Stupidly, I failed to create a section in the PayPal order form where I asked how they had heard about my collages – I’ll fix that mistake next time. Most surprisingly (to me, at least) was that many people were buying multiple collages. One person ordered 10 collages!

What I’ve ended up with (apart from the money, and the great satisfaction of selling my artwork) is a number of benefits. I’ve found a way to experiment quickly and affordably with new artistic ideas which works in parallel with my larger assemblages. I’ve also now got a small-but-growing global email database of people who have paid for my artwork, who, having already invested a very small amount of money in my art, might be interested in doing so again – either another small purchase or, having had the positive experience of a safely completed financial transaction with an unknown artist, perhaps something slightly more expensive.

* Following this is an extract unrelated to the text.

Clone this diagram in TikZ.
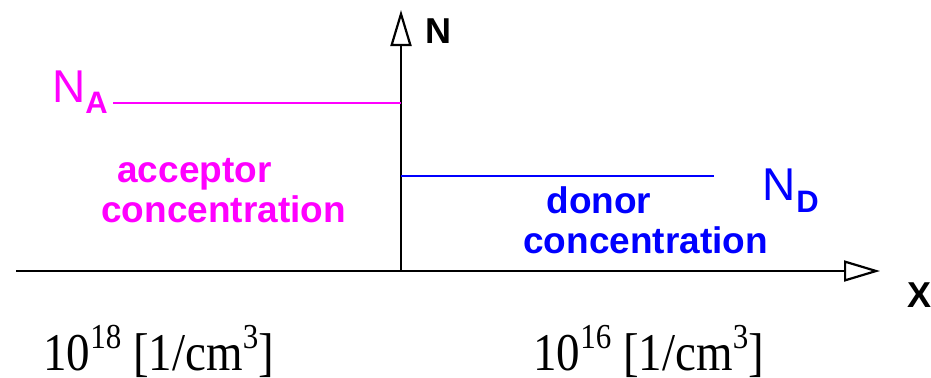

I’m considering a new series of artwork. It’ll still be small and lightweight, but probably slightly larger than the Principia Discordia collages, and each piece taking a bit more time and materials, maybe costing around £30 each. But this time I have a database of customers – people who have already bought my artwork – who I can notify as soon as I’m ready, which makes selling this new series just that bit easier.

I’m not proposing this strategy as the one true way of selling art online. It’s just one strategy that worked for me – I sold multiple pieces of artwork, gained a lot of traffic (visitors to my site, looking at my artwork), and I’ve got a list of customers from all over the world who have crossed the hardest threshold – they’ve made their first purchase from me. Now it’s time for me to build on that.